Ser visto tomando uma taça de vinho às três da tarde de uma segunda.

Postar uma foto em um curso de tingimento de tecido no meio da semana.

Usar uma legenda tipo “dia de faxina mental” — mas em um spa.

O novo status é parecer desocupado — mesmo que a agenda siga lotada.

O analista de cultura e comportamento de marcas Eugene Healey tem feito uma série de vídeos nas redes sobre o tema: segundo ele, estamos assistindo à ascensão de uma “nova leisure class”, onde a aspiração não é mais conquistar, mas existir com leveza.
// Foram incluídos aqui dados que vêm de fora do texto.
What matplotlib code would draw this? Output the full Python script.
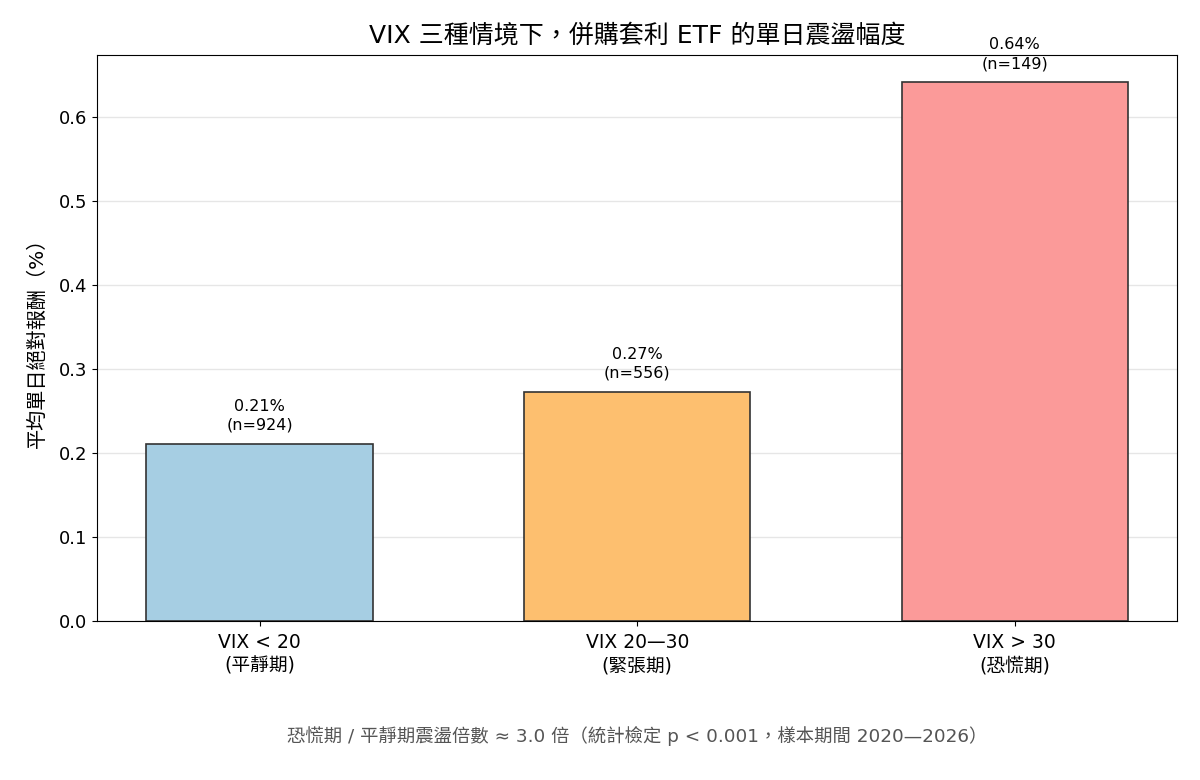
import matplotlib
matplotlib.use("Agg")
import matplotlib.pyplot as plt
import numpy as np

plt.rcParams['font.family'] = ['DejaVu Sans', 'Noto Sans CJK TC']

labels = ['VIX < 20\n(平靜期)', 'VIX 20—30\n(緊張期)', 'VIX > 30\n(恐慌期)']
means = [0.2107, 0.2726, 0.6417]
counts = [924, 556, 149]
colors = ['#a6cee3', '#fdbf6f', '#fb9a99']

fig, ax = plt.subplots(figsize=(12, 7.8), dpi=100)
x = np.arange(len(labels))
bars = ax.bar(x, means, width=0.6, color=colors, edgecolor='#333333', linewidth=1.2)

for b, m, n in zip(bars, means, counts):
    ax.annotate(f'{m:.2f}%\n(n={n})', (b.get_x() + b.get_width() / 2, m),
                xytext=(0, 8), textcoords='offset points',
                ha='center', va='bottom', fontsize=11.5, linespacing=1.35)

ax.set_xticks(x)
ax.set_xticklabels(labels, fontsize=13.5, linespacing=1.3)
ax.tick_params(axis='y', labelsize=13)
ax.tick_params(axis='x', pad=5)
ax.set_ylabel('平均單日絕對報酬（%）', fontsize=14.5, labelpad=9)
ax.set_title('VIX 三種情境下，併購套利 ETF 的單日震盪幅度', fontsize=18, pad=9)
ax.yaxis.grid(True, color='#e6e6e6', linewidth=1)
ax.set_axisbelow(True)

ax.text(0.5, -0.203, '恐慌期 / 平靜期震盪倍數 ≈ 3.0 倍（統計檢定 p < 0.001，樣本期間 2020—2026）',
        transform=ax.transAxes, ha='center', va='center', fontsize=13.2, color='#555555')

fig.subplots_adjust(left=0.081, right=0.981, top=0.929, bottom=0.204)
fig.savefig('out.png', dpi=100)
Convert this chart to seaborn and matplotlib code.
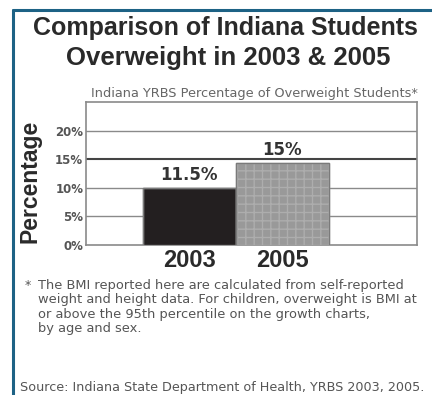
import matplotlib
matplotlib.use("Agg")
import matplotlib.pyplot as plt
from matplotlib.lines import Line2D
import seaborn as sns
import pandas as pd

# ---- data ----
years = ["2003", "2005"]
bar_heights = [10.0, 14.4]          # bar heights as drawn in the reference
bar_labels = ["11.5%", "15%"]        # printed value labels
ytick_values = [0, 5, 10, 15, 20]
ytick_labels = ["0%", "5%", "10%", "15%", "20%"]
title_lines = ["Comparison of Indiana Students", "Overweight in 2003 & 2005"]
subtitle = "Indiana YRBS Percentage of Overweight Students*"
footnote_lines = [
    "The BMI reported here are calculated from self-reported",
    "weight and height data. For children, overweight is BMI at",
    "or above the 95th percentile on the growth charts,",
    "by age and sex.",
]
source = "Source: Indiana State Department of Health, YRBS 2003, 2005."

df = pd.DataFrame({"year": years, "pct": bar_heights})

sns.set_style("white")
plt.rcParams["font.family"] = ["DejaVu Sans"]
plt.rcParams["hatch.linewidth"] = 1.0

W, H = 432, 395
fig = plt.figure(figsize=(W / 100, H / 100), dpi=100)
fig.patch.set_facecolor("white")

def fx(px):
    return px / W

def fy(py):
    return 1 - py / H

ax = fig.add_axes([fx(86), fy(245), fx(417) - fx(86), fy(102) - fy(245)])

sns.barplot(data=df, x="year", y="pct", hue="year",
            palette=["#231f20", "#999999"], width=1.0, legend=False,
            ax=ax, zorder=3, saturation=1)

for p, yr in zip(ax.patches, years):
    p.set_edgecolor("#7a7a7a")
    p.set_linewidth(1.0)
    if yr == "2005":
        p.set_hatch("++")
        p.set_edgecolor("#adadad")

# outline of bars in gray
for p in ax.patches:
    x0, w, h = p.get_x(), p.get_width(), p.get_height()
    ax.plot([x0, x0, x0 + w, x0 + w], [0, h, h, 0], color="#7a7a7a", lw=1.0, zorder=4)

ax.set_xlim(-1.11, 2.45)
ax.set_ylim(0, 25)
ax.set_yticks(ytick_values)
ax.set_yticklabels(ytick_labels, fontsize=8.5, fontweight="bold", color="#555555")
ax.tick_params(axis="y", length=0, pad=2)
ax.tick_params(axis="x", length=0, pad=3)
for lbl in ax.get_xticklabels():
    lbl.set_fontsize(17)
    lbl.set_fontweight("bold")
    lbl.set_color("#2a2a2a")
    lbl.set_family("Liberation Sans")
ax.set_xlabel("")
ax.set_ylabel("Percentage", fontsize=16.5, fontweight="bold", color="#2a2a2a",
              family="Liberation Sans")
ax.yaxis.set_label_coords((30 - 86) / (417 - 86), (245 - 181) / (245 - 102))
ax.yaxis.label.set_va("center")

for v in ytick_values[1:]:
    ax.axhline(v, color="#444444" if v == 15 else "#8a8a8a",
               lw=1.5 if v == 15 else 1.0, zorder=1)

for s in ax.spines.values():
    s.set_color("#8a8a8a")
    s.set_linewidth(1.2)
    s.set_visible(True)

for i, (h, lab) in enumerate(zip(bar_heights, bar_labels)):
    ax.annotate(lab, (i, h), xytext=(0, 2.5), textcoords="offset points",
                ha="center", va="bottom", fontsize=12, fontweight="bold",
                color="#333333", zorder=5)

# titles
fig.text(fx(225), fy(28), title_lines[0], ha="center", va="center",
         fontsize=18, fontweight="bold", family="Liberation Sans", color="#2a2a2a")
fig.text(fx(228), fy(57.5), title_lines[1], ha="center", va="center",
         fontsize=18.5, fontweight="bold", family="Liberation Sans", color="#2a2a2a")
fig.text(fx(418), fy(93), subtitle, ha="right", va="center",
         fontsize=9.3, color="#666666")

# footnotes
fig.text(fx(25), fy(285), "*", ha="left", va="center", fontsize=9, color="#555555")
for i, line in enumerate(footnote_lines):
    fig.text(fx(38), fy(285 + 14.6 * i), line, ha="left", va="center",
             fontsize=9.4, color="#555555")
fig.text(fx(20), fy(387), source, ha="left", va="center", fontsize=9.2, color="#555555")

# frame lines
border = "#1d6285"
fig.add_artist(Line2D([fx(13), 1.0], [fy(10), fy(10)], color=border, lw=2.2))
fig.add_artist(Line2D([fx(13), fx(13)], [fy(10), 0.0], color=border, lw=2.2))

fig.savefig("out.png", dpi=100)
É a autonomia sobre o tempo transformada em moeda simbólica e ícone de poder.

A questão não é estar sem compromissos, mas viver em outro compasso.

Em reportagem recente da Fortune, a jornalista Emma Burleigh mostra como os ultrarricos passaram a valorizar mais esse comportamento “preguiçoso” do que ostentar bolsas e carrões. Silvia Bellezza, professora da Columbia Business School, em Nova York, também analisou o fenômeno e mostrou que, hoje, o auge do privilégio é parecer desocupado — e fazer disso um gesto de poder.

Enquanto isso na realidade...

Em paralelo, a filosofia da produtividade a qualquer custo começa a perder o encanto. Por mais que se insista no discurso de que “se você se esforçar, tudo vai dar certo”, a gente sabe que nem sempre é assim. E essa consciência, ainda que silenciosa, está por trás dessa nova onda do soft life: a tentativa de humanizar o ritmo, mesmo que seja uma performance.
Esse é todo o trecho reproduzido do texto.